***** Material provided *****

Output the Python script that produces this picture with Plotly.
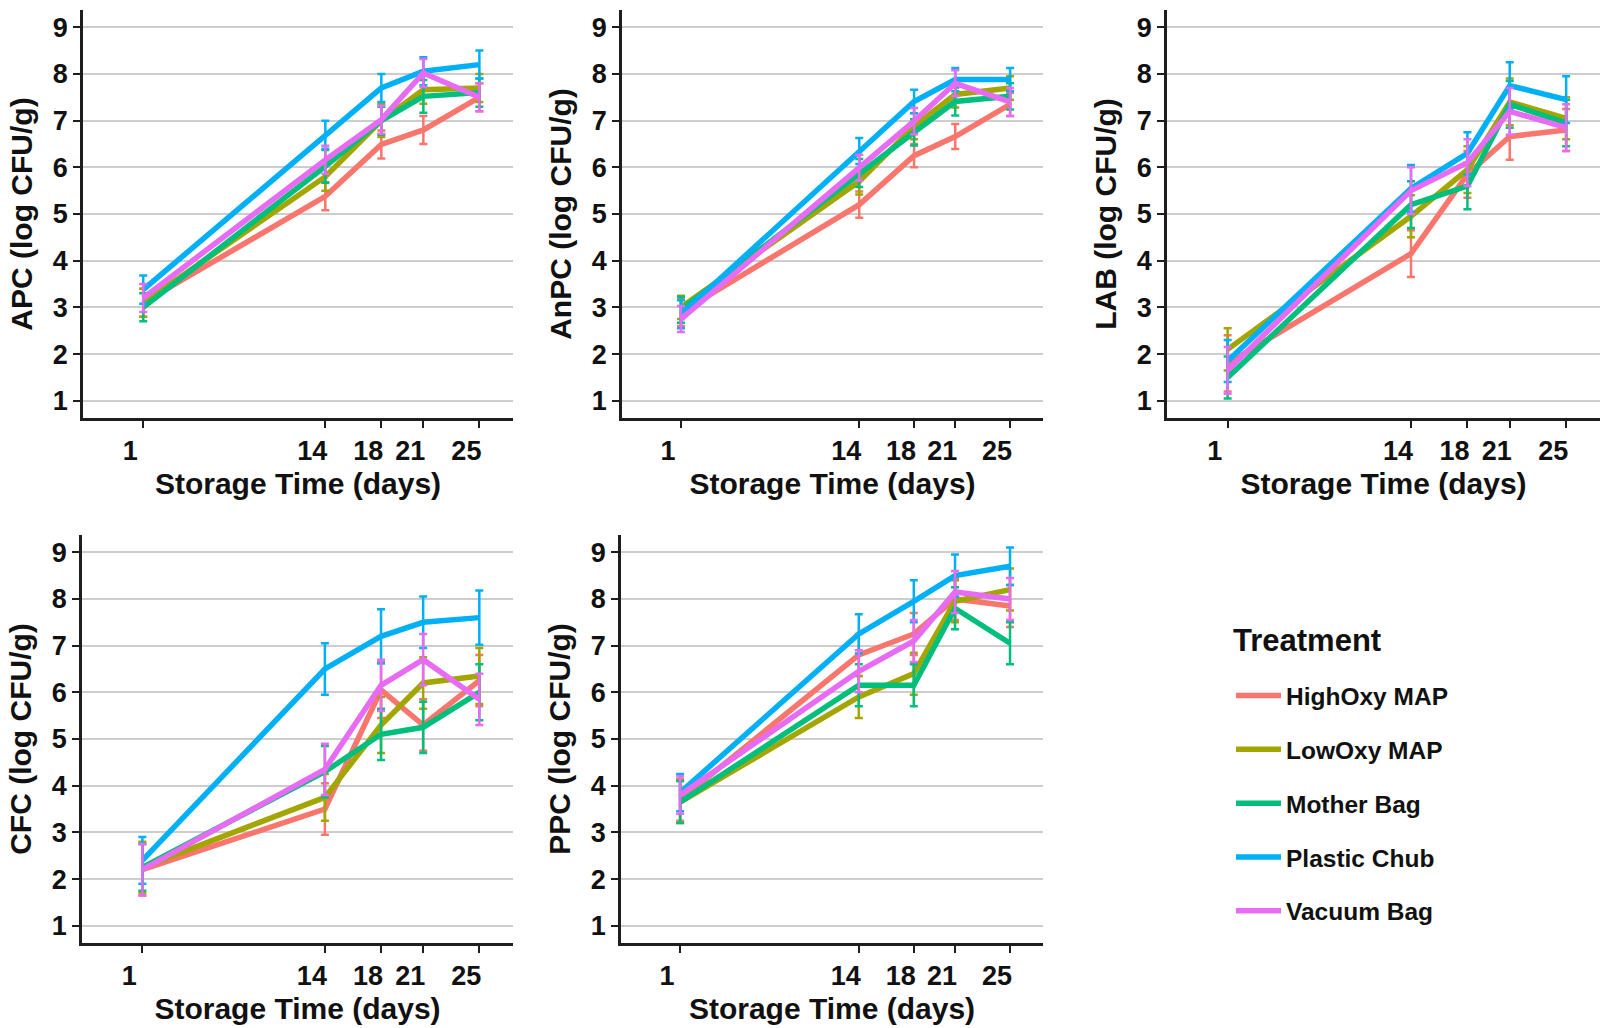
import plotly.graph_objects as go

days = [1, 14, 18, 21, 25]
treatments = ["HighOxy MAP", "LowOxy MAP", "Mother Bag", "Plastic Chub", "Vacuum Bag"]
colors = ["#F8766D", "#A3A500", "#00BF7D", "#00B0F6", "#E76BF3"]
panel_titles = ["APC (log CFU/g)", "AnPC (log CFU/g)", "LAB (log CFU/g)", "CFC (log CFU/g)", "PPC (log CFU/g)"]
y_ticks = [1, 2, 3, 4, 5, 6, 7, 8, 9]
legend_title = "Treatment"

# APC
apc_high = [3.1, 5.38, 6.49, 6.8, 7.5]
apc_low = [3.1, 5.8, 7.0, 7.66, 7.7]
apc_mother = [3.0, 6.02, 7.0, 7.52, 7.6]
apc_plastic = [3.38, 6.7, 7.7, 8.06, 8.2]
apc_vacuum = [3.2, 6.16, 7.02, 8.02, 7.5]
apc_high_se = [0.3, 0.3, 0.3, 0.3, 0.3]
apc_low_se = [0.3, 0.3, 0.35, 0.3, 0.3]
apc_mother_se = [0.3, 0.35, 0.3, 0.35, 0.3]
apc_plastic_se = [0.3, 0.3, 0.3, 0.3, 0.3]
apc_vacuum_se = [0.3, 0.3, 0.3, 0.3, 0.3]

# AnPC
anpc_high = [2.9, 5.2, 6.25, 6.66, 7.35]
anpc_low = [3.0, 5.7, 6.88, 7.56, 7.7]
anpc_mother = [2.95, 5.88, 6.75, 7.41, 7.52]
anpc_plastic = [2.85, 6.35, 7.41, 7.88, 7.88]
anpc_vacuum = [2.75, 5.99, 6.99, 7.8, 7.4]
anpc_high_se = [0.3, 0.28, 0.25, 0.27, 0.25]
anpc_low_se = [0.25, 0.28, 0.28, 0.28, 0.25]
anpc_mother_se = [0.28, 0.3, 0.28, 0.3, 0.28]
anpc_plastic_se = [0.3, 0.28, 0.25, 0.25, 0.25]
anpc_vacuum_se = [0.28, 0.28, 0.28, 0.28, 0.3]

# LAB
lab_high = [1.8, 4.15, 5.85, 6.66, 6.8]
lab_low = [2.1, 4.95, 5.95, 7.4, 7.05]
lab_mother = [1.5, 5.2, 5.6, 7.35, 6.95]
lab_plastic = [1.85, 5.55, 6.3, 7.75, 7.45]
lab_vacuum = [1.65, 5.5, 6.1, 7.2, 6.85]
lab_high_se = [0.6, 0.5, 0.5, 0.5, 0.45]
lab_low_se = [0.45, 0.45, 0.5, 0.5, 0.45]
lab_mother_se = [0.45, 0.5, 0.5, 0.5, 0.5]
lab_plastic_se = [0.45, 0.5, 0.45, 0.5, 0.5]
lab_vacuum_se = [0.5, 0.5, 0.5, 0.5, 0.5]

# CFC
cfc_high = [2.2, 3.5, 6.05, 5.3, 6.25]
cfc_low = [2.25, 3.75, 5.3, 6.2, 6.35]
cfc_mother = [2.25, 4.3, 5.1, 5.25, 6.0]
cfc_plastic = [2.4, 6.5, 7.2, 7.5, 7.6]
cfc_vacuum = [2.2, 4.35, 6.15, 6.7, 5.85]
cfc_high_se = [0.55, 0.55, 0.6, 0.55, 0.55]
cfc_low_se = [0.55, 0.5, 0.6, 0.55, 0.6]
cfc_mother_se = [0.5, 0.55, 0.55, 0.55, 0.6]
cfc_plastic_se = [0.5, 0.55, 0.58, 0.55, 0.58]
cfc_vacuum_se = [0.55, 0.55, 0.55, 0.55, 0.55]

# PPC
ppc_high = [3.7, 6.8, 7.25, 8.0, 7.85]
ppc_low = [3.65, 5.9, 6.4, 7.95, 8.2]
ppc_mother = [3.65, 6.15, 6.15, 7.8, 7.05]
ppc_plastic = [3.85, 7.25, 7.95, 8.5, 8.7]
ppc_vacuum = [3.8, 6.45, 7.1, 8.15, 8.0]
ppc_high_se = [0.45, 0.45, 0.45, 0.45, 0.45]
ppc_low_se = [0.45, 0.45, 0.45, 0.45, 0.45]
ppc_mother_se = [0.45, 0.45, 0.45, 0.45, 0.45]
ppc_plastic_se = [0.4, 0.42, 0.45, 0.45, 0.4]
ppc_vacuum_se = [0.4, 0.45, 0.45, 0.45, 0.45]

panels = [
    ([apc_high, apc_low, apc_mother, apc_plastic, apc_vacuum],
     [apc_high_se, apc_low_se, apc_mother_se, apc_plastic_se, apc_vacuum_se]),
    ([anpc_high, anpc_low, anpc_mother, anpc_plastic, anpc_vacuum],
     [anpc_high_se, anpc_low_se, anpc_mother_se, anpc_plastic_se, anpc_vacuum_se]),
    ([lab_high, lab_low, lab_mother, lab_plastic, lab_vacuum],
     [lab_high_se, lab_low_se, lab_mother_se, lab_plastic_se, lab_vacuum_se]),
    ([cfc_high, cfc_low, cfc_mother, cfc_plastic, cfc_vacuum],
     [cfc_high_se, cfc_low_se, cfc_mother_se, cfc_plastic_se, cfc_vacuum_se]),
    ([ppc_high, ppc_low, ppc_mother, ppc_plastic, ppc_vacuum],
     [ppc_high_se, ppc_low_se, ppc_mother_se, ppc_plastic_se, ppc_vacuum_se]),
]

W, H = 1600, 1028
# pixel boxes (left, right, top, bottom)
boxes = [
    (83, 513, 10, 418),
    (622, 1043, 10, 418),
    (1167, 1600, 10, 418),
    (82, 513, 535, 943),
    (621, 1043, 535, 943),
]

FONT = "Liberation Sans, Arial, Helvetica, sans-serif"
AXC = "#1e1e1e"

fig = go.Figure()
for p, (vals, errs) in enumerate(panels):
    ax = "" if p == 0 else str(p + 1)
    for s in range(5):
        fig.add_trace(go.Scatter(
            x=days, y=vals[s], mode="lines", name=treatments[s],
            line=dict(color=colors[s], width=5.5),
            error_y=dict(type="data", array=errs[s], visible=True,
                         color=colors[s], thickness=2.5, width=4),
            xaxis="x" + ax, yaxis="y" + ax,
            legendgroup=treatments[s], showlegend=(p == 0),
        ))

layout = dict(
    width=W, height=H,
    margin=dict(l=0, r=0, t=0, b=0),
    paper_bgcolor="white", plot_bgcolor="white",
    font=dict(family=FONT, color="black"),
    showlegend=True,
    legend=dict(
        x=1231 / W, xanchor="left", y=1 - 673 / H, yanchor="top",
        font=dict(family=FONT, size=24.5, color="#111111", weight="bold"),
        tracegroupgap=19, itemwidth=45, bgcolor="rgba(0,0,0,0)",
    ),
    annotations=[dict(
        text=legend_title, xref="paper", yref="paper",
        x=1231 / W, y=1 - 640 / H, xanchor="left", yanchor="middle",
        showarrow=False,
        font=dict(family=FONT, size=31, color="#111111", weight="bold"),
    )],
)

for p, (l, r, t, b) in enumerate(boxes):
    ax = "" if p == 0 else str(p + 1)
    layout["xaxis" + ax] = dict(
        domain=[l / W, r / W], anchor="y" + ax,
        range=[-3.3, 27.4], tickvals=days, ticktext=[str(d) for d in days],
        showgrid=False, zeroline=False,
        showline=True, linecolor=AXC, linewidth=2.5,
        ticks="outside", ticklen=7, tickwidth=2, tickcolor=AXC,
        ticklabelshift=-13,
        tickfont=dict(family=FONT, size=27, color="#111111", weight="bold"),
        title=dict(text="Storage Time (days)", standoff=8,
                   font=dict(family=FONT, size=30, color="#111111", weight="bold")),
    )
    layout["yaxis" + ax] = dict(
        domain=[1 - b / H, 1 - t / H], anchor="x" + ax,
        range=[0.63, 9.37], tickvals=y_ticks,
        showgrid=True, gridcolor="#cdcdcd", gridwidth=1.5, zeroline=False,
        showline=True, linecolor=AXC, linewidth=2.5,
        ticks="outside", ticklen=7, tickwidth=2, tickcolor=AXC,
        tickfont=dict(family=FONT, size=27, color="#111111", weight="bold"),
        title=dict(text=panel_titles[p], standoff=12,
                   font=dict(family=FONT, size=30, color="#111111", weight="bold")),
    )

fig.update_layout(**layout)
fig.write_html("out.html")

*****

— Directions —
Everything from the first line to the line with "apc_vacuum_se = [0.3, 0.3, 0.3, 0.3, 0.3]" must be repeated exactly, and nothing else. Leave the pictures out.

— The reply —
Output the Python script that produces this picture with Plotly.
import plotly.graph_objects as go

days = [1, 14, 18, 21, 25]
treatments = ["HighOxy MAP", "LowOxy MAP", "Mother Bag", "Plastic Chub", "Vacuum Bag"]
colors = ["#F8766D", "#A3A500", "#00BF7D", "#00B0F6", "#E76BF3"]
panel_titles = ["APC (log CFU/g)", "AnPC (log CFU/g)", "LAB (log CFU/g)", "CFC (log CFU/g)", "PPC (log CFU/g)"]
y_ticks = [1, 2, 3, 4, 5, 6, 7, 8, 9]
legend_title = "Treatment"

# APC
apc_high = [3.1, 5.38, 6.49, 6.8, 7.5]
apc_low = [3.1, 5.8, 7.0, 7.66, 7.7]
apc_mother = [3.0, 6.02, 7.0, 7.52, 7.6]
apc_plastic = [3.38, 6.7, 7.7, 8.06, 8.2]
apc_vacuum = [3.2, 6.16, 7.02, 8.02, 7.5]
apc_high_se = [0.3, 0.3, 0.3, 0.3, 0.3]
apc_low_se = [0.3, 0.3, 0.35, 0.3, 0.3]
apc_mother_se = [0.3, 0.35, 0.3, 0.35, 0.3]
apc_plastic_se = [0.3, 0.3, 0.3, 0.3, 0.3]
apc_vacuum_se = [0.3, 0.3, 0.3, 0.3, 0.3]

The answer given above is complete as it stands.